La direction russe s’efforce de faire bonne figure après la trahison d’un responsable du renseignement extérieur, un revers humiliant qui a permis en juin le démantèlement d’un réseau d’agents de Moscou aux Etats-Unis, vingt ans après la fin de la guerre froide.
Des informations de presse avaient révélé jeudi que le traître était un haut responsable du département américain du service du renseignement extérieur (SVR), identifié comme le "colonel Scherbakov".
Celui-ci aurait quitté le pays en juin avant que Washington n’annonce l’arrestation de 10 agents russes, selon le quotidien Kommersant.
La reprise de ces informations par les médias publics russes a mis depuis jeudi l’ensemble du pays face aux interrogations sur la capacité des services spéciaux à remplir leur fonction.
Interrogé par la presse vendredi à Séoul, où il participait à une réunion du G20, le président Dmitri Medvedev a confirmé implicitement ces révélations, affirmant en avoir connu les détails déjà au moment des arrestations.
"Pour moi, ce qu’a publié Kommersant n’est pas nouveau, je le savais le jour où cela s’est produit, avec tous les accessoires et les attributs", a-t-il affirmé d’un ton neutre.
"Il faut mener une enquête et tirer des conclusions" sur le fonctionnement des services secrets russes, a-t-il ajouté, confirmant donc aussi implicitement les informations du journal sur la perspective d’une vaste purge au SVR après cette défection retentissante.
Les services du renseignement extérieur faisaient partie à l’époque soviétique du KGB, et en ont été séparés dans les années 1990 sur ordre du président Boris Eltsine, le FSB (service fédéral de sécurité) assurant de son côté les fonctions du contre-espionnage et la sécurité intérieure.
Le fait que l’arrestation des 10 agents russes — un onzième, apparemment le plus important, a réussi à s’échapper à Chypre — était lié à une trahison était connu : le Premier ministre Vladimir Poutine, lui-même un ancien agent du KGB, l’avait révélé en juillet, exonérant ainsi les espions russes des suspicions d’amateurisme qui fleurissaient dans certains médias.
Ceux-ci ont été rapatriés en Russie en juillet après un échange à l’aéroport de Vienne, digne des scénarios de la guerre froide.
Ils n’ont ensuite guère donné de signes de vie, sauf Anna Chapman, qui a même posé dévêtue en octobre pour un magazine masculin à Moscou.
Vladimir Poutine avait fait encore davantage en juillet, en affirmant démonstrativement les avoir rencontrés et avoir chanté des chansons patriotiques avec eux.

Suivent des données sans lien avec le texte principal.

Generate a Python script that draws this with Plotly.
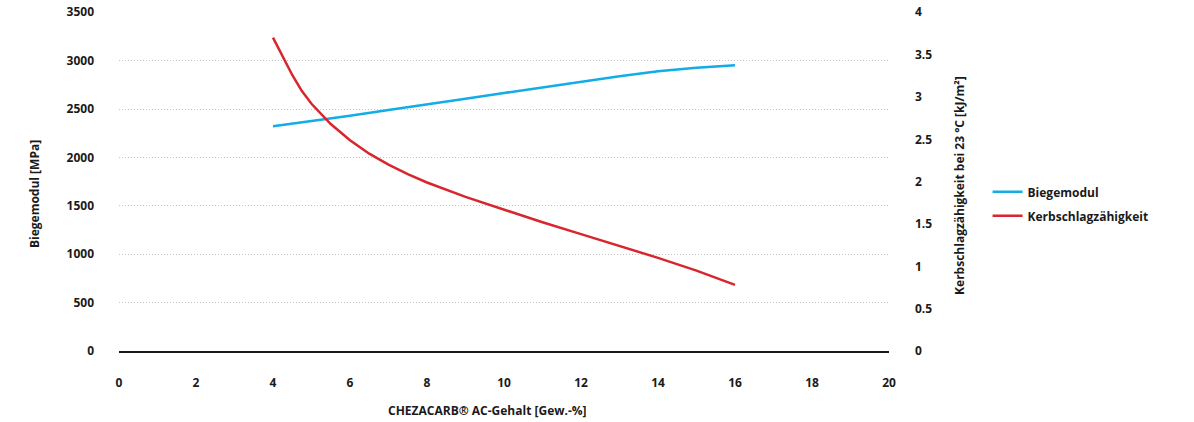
import plotly.graph_objects as go

ac_gehalt_blue = [4, 5, 6, 7, 8, 9, 10, 11, 12, 13, 14, 15, 16]
biegemodul = [2323, 2375, 2432, 2490, 2545, 2606, 2666, 2726, 2784, 2840, 2890, 2928, 2953]

ac_gehalt_red = [4, 4.25, 4.5, 4.75, 5, 5.5, 6, 6.5, 7, 7.5, 8, 9, 10, 11, 12, 13, 14, 15, 16]
kerbschlag = [3.70, 3.48, 3.26, 3.07, 2.92, 2.68, 2.49, 2.33, 2.20, 2.09, 1.99, 1.82, 1.67, 1.52, 1.38, 1.24, 1.10, 0.95, 0.78]

x_ticks = list(range(0, 21, 2))
y1_ticks = list(range(0, 3501, 500))
y2_ticks = [0, 0.5, 1, 1.5, 2, 2.5, 3, 3.5, 4]
y2_labels = ["0", "0.5", "1", "1.5", "2", "2.5", "3", "3.5", "4"]

x_title = "CHEZACARB® AC-Gehalt [Gew.-%]"
y1_title = "Biegemodul [MPa]"
y2_title = "Kerbschlagzähigkeit bei 23 °C [kJ/m²]"

FONT = "Open Sans"
tickfont = dict(family=FONT, size=12, color="#1a1a1a", weight="bold")
titlefont = dict(family=FONT, size=12, color="#1a1a1a", weight="bold")

Y1_MAX = 3503
Y2_MAX = Y1_MAX / 875.0

fig = go.Figure()
fig.add_trace(go.Scatter(x=ac_gehalt_blue, y=biegemodul, mode="lines", name="Biegemodul",
                         legendgroup="a",
                         line=dict(color="#12ACE6", width=2.5), yaxis="y"))
fig.add_trace(go.Scatter(x=ac_gehalt_red, y=kerbschlag, mode="lines", name="Kerbschlagzähigkeit",
                         legendgroup="b",
                         line=dict(color="#D7262E", width=2.5), yaxis="y2"))

fig.update_layout(
    width=1194, height=422,
    margin=dict(l=119, r=305, t=12, b=71, autoexpand=False),
    plot_bgcolor="white", paper_bgcolor="white",
    font=dict(family=FONT, size=12, color="#1a1a1a"),
    xaxis=dict(range=[0, 20], tickvals=x_ticks, showgrid=False, zeroline=False, automargin=False,
               showline=True, linecolor="#1a1a1a", linewidth=2,
               tickfont=tickfont, ticklabelstandoff=20),
    yaxis=dict(range=[0, Y1_MAX], tickvals=y1_ticks, showgrid=True, gridcolor="#c4c4c4", griddash="1px,2px", gridwidth=1,
               zeroline=False, automargin=False, tickfont=tickfont, ticklabelstandoff=24,
               ticklabeloverflow="allow"),
    yaxis2=dict(range=[0, Y2_MAX], tickvals=y2_ticks, ticktext=y2_labels, overlaying="y", side="right",
                showgrid=False, zeroline=False, automargin=False, tickfont=tickfont, ticklabelstandoff=25,
                ticklabeloverflow="allow"),
    legend=dict(x=1.128, y=0.434, xanchor="left", yanchor="middle", font=titlefont,
                tracegroupgap=5, bgcolor="rgba(0,0,0,0)"),
    showlegend=True,
    annotations=[
        dict(text=x_title, xref="paper", yref="paper", x=0.479, y=0, xanchor="center", yanchor="middle",
             yshift=-59, showarrow=False, font=titlefont),
        dict(text=y1_title, xref="paper", yref="paper", x=0, y=0.463, xanchor="center", yanchor="middle",
             xshift=-85, textangle=-90, showarrow=False, font=titlefont),
        dict(text=y2_title, xref="paper", yref="paper", x=1, y=0.487, xanchor="center", yanchor="middle",
             xshift=71, textangle=-90, showarrow=False, font=titlefont),
    ],
)

# remove the default 8px page margin so the figure fills the window exactly
fig.write_html("out.html", config={"displayModeBar": False},
               post_script="document.body.style.margin='0';")
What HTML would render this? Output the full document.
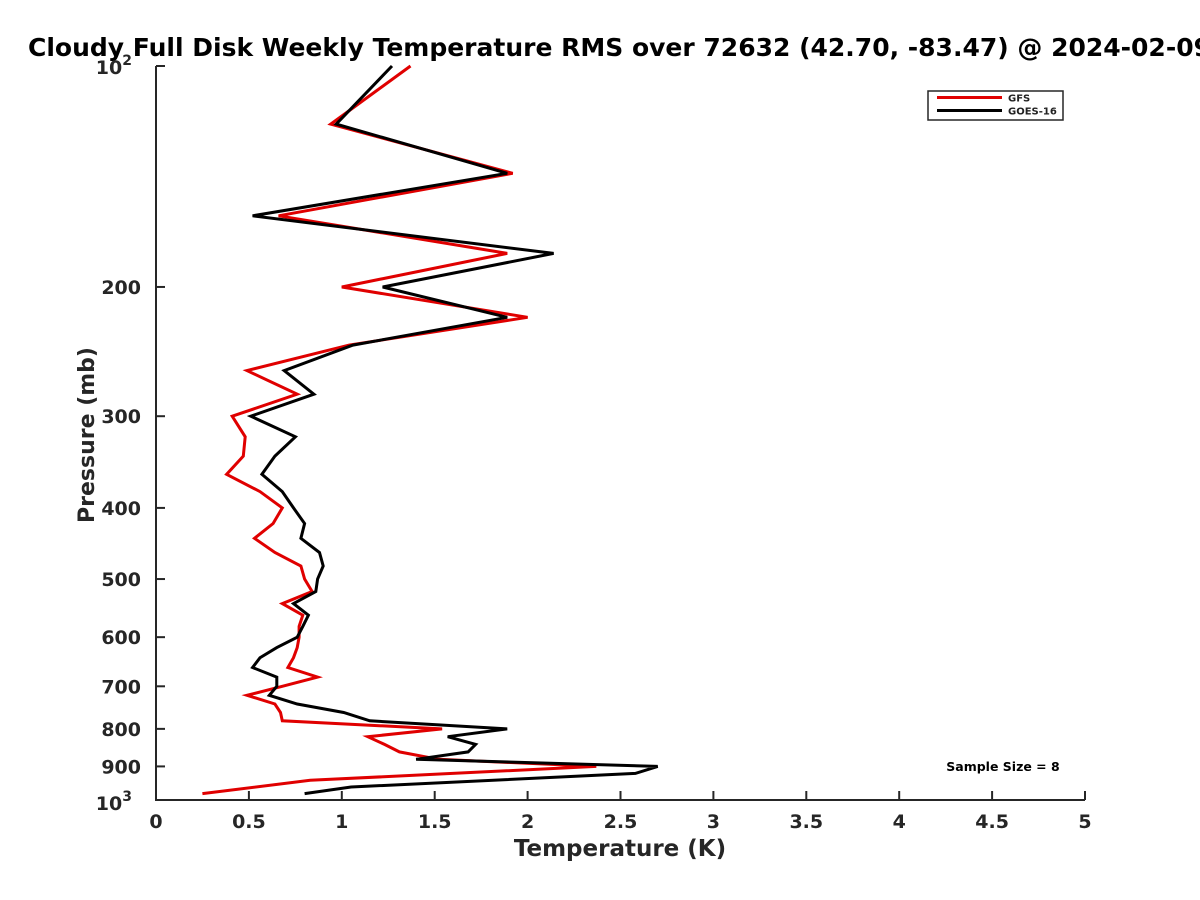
<!DOCTYPE html>
<html><head><meta charset="utf-8">
<style>
html,body{margin:0;padding:0;background:#fff;overflow:hidden;}
svg{display:block;font-family:"DejaVu Sans","Liberation Sans",sans-serif;font-weight:bold;}
</style></head>
<body>
<svg id="chart" width="1200" height="900" viewBox="0 0 1200 900">
<text x="28" y="56" font-size="25" fill="#000">Cloudy Full Disk Weekly Temperature RMS over 72632 (42.70, -83.47) @ 2024-02-09</text>
<g id="axes"></g>
<g id="series"></g>
<g>
<rect x="928" y="91" width="135" height="29" fill="#fff" stroke="#262626" stroke-width="1.5"/>
<line x1="937" y1="97.5" x2="1002" y2="97.5" stroke="#e00000" stroke-width="3"/>
<text x="1008" y="101.5" font-size="10" fill="#222">GFS</text>
<line x1="937" y1="110.5" x2="1002" y2="110.5" stroke="#000" stroke-width="3"/>
<text x="1008" y="114.5" font-size="10" fill="#222">GOES-16</text>
</g>
<text x="1003" y="771" font-size="12.5" text-anchor="middle" fill="#000">Sample Size = 8</text>
<text x="620" y="856" font-size="23" text-anchor="middle" fill="#262626">Temperature (K)</text>
<text transform="translate(94,435) rotate(-90)" font-size="22" text-anchor="middle" fill="#262626">Pressure (mb)</text>
</svg>
<script>
const xTicks = [0,0.5,1,1.5,2,2.5,3,3.5,4,4.5,5];
const yTicks = [100,200,300,400,500,600,700,800,900,1000];
const yTickLabels = ["10²","200","300","400","500","600","700","800","900","10³"];
const gfsPressure = [100,120,140,160,180,200,220,240,260,280,300,320,340,360,380,400,420,440,460,480,500,520,540,560,580,600,620,640,660,680,700,720,740,760,780,800,820,840,860,880,900,940,980];
const gfsTemp = [1.37,0.94,1.92,0.66,1.89,1.00,2.00,1.04,0.49,0.76,0.41,0.48,0.47,0.38,0.56,0.68,0.63,0.53,0.64,0.78,0.80,0.84,0.68,0.79,0.77,0.77,0.76,0.74,0.71,0.87,0.68,0.49,0.64,0.67,0.68,1.54,1.14,1.23,1.31,1.52,2.37,0.83,0.25];
const goesPressure = [100,120,140,160,180,200,220,240,260,280,300,320,340,360,380,400,420,440,460,480,500,520,540,560,580,600,620,640,660,680,700,720,740,760,780,800,820,840,860,880,900,920,960,980];
const goesTemp = [1.27,0.97,1.89,0.52,2.14,1.22,1.89,1.06,0.69,0.85,0.51,0.75,0.64,0.57,0.68,0.74,0.80,0.78,0.88,0.90,0.87,0.86,0.74,0.82,0.79,0.76,0.65,0.56,0.52,0.65,0.65,0.61,0.76,1.01,1.15,1.89,1.57,1.72,1.68,1.40,2.70,2.58,1.05,0.80];

const NS = "http://www.w3.org/2000/svg";
const X0 = 156, X1 = 1085, Y0 = 66, Y1 = 800;
function xScale(t){ return X0 + (t - 0) / 5 * (X1 - X0); }
function yScale(p){ return Y0 + (Math.log10(p) - 2) * (Y1 - Y0); }
function mk(tag, attrs){ const e = document.createElementNS(NS, tag); for (const k in attrs) e.setAttribute(k, attrs[k]); return e; }

const axes = document.getElementById('axes');
const axisPath = mk('path', {d:`M${X0},${Y0} V${Y1} H${X1}`, fill:'none', stroke:'#262626', 'stroke-width':2});


axes.appendChild(axisPath);

xTicks.forEach(t => {
  const x = xScale(t);
  const tk = mk('line', {x1:x, y1:Y1, x2:x, y2:Y1-9, stroke:'#262626', 'stroke-width':2});
  
  
  axes.appendChild(tk);
  const lb = mk('text', {x:x, y:Y1+28, 'font-size':19, 'text-anchor':'middle', fill:'#262626'});
  lb.textContent = String(t);
  
  
  axes.appendChild(lb);
});

yTicks.forEach((p, i) => {
  const y = yScale(p);
  const tk = mk('line', {x1:X0, y1:y, x2:X0+9, y2:y, stroke:'#262626', 'stroke-width':2});
  
  
  axes.appendChild(tk);
  const lb = mk('text', {x:X0-15, y:y+7, 'font-size':19, 'text-anchor':'end', fill:'#262626'});
  const s = yTickLabels[i];
  if (s === "10²" || s === "10³") {
    lb.setAttribute('x', X0-24);
    lb.textContent = "10";
    const sup = mk('tspan', {dy:-9, 'font-size':14});
    sup.textContent = s === "10²" ? "2" : "3";
    lb.appendChild(sup);
    if (s === "10³") lb.setAttribute('y', y+10);
    if (s === "10²") lb.setAttribute('y', y+8);
  } else {
    lb.textContent = s;
  }
  
  
  axes.appendChild(lb);
});

const series = document.getElementById('series');
function drawLine(pr, tv, color, name){
  const pts = pr.map((p, i) => xScale(tv[i]).toFixed(1) + ',' + yScale(p).toFixed(1)).join(' ');
  const pl = mk('polyline', {points:pts, fill:'none', stroke:color, 'stroke-width':3, 'stroke-linejoin':'miter'});
  
  
  series.appendChild(pl);
}
drawLine(gfsPressure, gfsTemp, '#e00000', 'gfs-line');
drawLine(goesPressure, goesTemp, '#000000', 'goes16-line');
</script>
</body></html>
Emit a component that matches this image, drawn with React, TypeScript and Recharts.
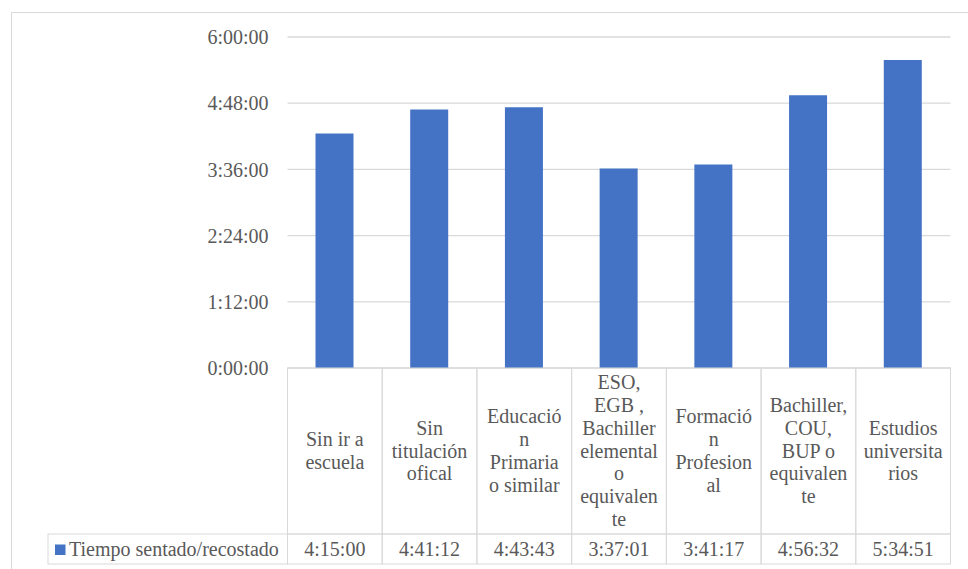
import React from 'react'
import { BarChart, Bar, XAxis, YAxis, CartesianGrid } from 'recharts'

// Nivel de estudios (etiquetas partidas en líneas como en la tabla de datos)
const categories: string[][] = [
  ['Sin ir a', 'escuela'],
  ['Sin', 'titulación', 'ofical'],
  ['Educació', 'n', 'Primaria', 'o similar'],
  ['ESO,', 'EGB ,', 'Bachiller', 'elemental', 'o', 'equivalen', 'te'],
  ['Formació', 'n', 'Profesion', 'al'],
  ['Bachiller,', 'COU,', 'BUP o', 'equivalen', 'te'],
  ['Estudios', 'universita', 'rios'],
]

// Tiempo sentado/recostado (h:mm:ss)
const sittingTime = ['4:15:00', '4:41:12', '4:43:43', '3:37:01', '3:41:17', '4:56:32', '5:34:51']

const yTicks = ['0:00:00', '1:12:00', '2:24:00', '3:36:00', '4:48:00', '6:00:00']

const seriesName = 'Tiempo sentado/recostado'

const toSeconds = (s: string) => {
  const [h, m, sec] = s.split(':').map(Number)
  return h * 3600 + m * 60 + sec
}

const toClock = (v: number) => {
  const h = Math.floor(v / 3600)
  const m = Math.floor((v % 3600) / 60)
  const s = Math.round(v % 60)
  return `${h}:${String(m).padStart(2, '0')}:${String(s).padStart(2, '0')}`
}

const data = categories.map((lines, i) => ({
  name: lines.join(' '),
  lines,
  value: toSeconds(sittingTime[i]),
}))

const W = 968
const H = 569
const PLOT_LEFT = 287.5
const PLOT_RIGHT = 950.5
const PLOT_TOP = 37
const PLOT_BOTTOM = 368
const CAT_ROW_BOTTOM = 534
const TABLE_BOTTOM = 564
const LEGEND_LEFT = 48

const FONT = "'Liberation Serif', serif"
const TEXT = '#595959'
const LINE = '#d9d9d9'
const BLUE = '#4472C4'
const FS = 20
const LH = 22.8

const textStyle = { fontFamily: FONT, fontSize: FS, fill: TEXT }

const catW = (PLOT_RIGHT - PLOT_LEFT) / categories.length

// Each x tick draws its column of the data table underneath the plot
function TableTick(props: any) {
  const { x, payload, index } = props
  const d = data[payload.index ?? index]
  const x0 = x - catW / 2
  const mid = (PLOT_BOTTOM + CAT_ROW_BOTTOM) / 2
  const n = d.lines.length
  return (
    <g>
      {index === 0 && (
        <g>
          <rect x={LEGEND_LEFT} y={CAT_ROW_BOTTOM} width={PLOT_LEFT - LEGEND_LEFT} height={TABLE_BOTTOM - CAT_ROW_BOTTOM} fill="none" stroke={LINE} />
          <rect x={55} y={544.5} width={10.5} height={10.5} fill={BLUE} />
          <text x={69} y={555.5} style={textStyle}>{seriesName}</text>
        </g>
      )}
      <rect x={x0} y={PLOT_BOTTOM} width={catW} height={CAT_ROW_BOTTOM - PLOT_BOTTOM} fill="none" stroke={LINE} />
      <rect x={x0} y={CAT_ROW_BOTTOM} width={catW} height={TABLE_BOTTOM - CAT_ROW_BOTTOM} fill="none" stroke={LINE} />
      {d.lines.map((l: string, i: number) => (
        <text key={i} x={x} y={mid + (i - (n - 1) / 2) * LH + 6.5} textAnchor="middle" style={textStyle}>
          {l}
        </text>
      ))}
      <text x={x} y={555.5} textAnchor="middle" style={textStyle}>
        {toClock(d.value)}
      </text>
    </g>
  )
}

export default function App() {
  return (
    <div style={{ position: 'absolute', left: 0, top: 0, width: W, height: H, overflow: 'hidden', background: '#fff', fontFamily: FONT }}>
      <div style={{ position: 'absolute', left: 11, top: 12, width: W, height: H, border: `1px solid ${LINE}` }} />
      <div style={{ position: 'absolute', left: 0, top: 0 }}>
        <BarChart
          width={W}
          height={H}
          data={data}
          style={{ fontFamily: FONT }}
          margin={{ top: PLOT_TOP, right: W - PLOT_RIGHT, bottom: H - TABLE_BOTTOM - 1, left: 0 }}
        >
          <CartesianGrid vertical={false} stroke={LINE} strokeWidth={1.3} />
          <YAxis
            width={PLOT_LEFT}
            domain={[0, toSeconds(yTicks[yTicks.length - 1])]}
            ticks={yTicks.map(toSeconds)}
            tickFormatter={toClock}
            axisLine={false}
            tickLine={false}
            tickSize={10}
            tickMargin={9}
            tick={{ fill: TEXT, fontSize: FS, fontFamily: FONT, style: { fontFamily: FONT } }}
          />
          <XAxis
            dataKey="name"
            height={TABLE_BOTTOM + 1 - PLOT_BOTTOM}
            axisLine={false}
            tickLine={false}
            interval={0}
            tick={<TableTick />}
          />
          <Bar dataKey="value" fill={BLUE} barSize={38} isAnimationActive={false} />
        </BarChart>
      </div>
    </div>
  )
}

Et le Kremlin a indiqué en octobre que le président Medvedev, loin de les sanctionner, leur avait remis "les plus hautes décorations du pays".
L’ambiance n’est apparemment pas la même au SVR, dirigé par l’ancien Premier Ministre Mikhaïl Fradkov, où, selon une source de Kommersant, "des têtes et des épaulettes vont sauter".
Car, selon le vice-président de la commission à la sécurité de la Douma (chambre basse du Parlement), Guennadi Goudkov, lui-même un ancien des services, le revers subi avec cette trahison est sans précédent.
Cet épisode d’espionnage, survenu au lendemain d’une visite en juin du président Medvedev à Washington qui devait sceller le "redémarrage" des relations entre les deux pays, a en outre mis à mal la revendication par Moscou d’un véritable partenariat avec ses anciens ennemis de la guerre froide.
Il faut mettre un terme à la "période incertaine qui a suivi la guerre froide", déclarait vendredi à Séoul le ministre russe des Affaires étrangères, Sergueï Lavrov, au moment où Dmitri Medvedev s’expliquait sur le dossier d’espionnage.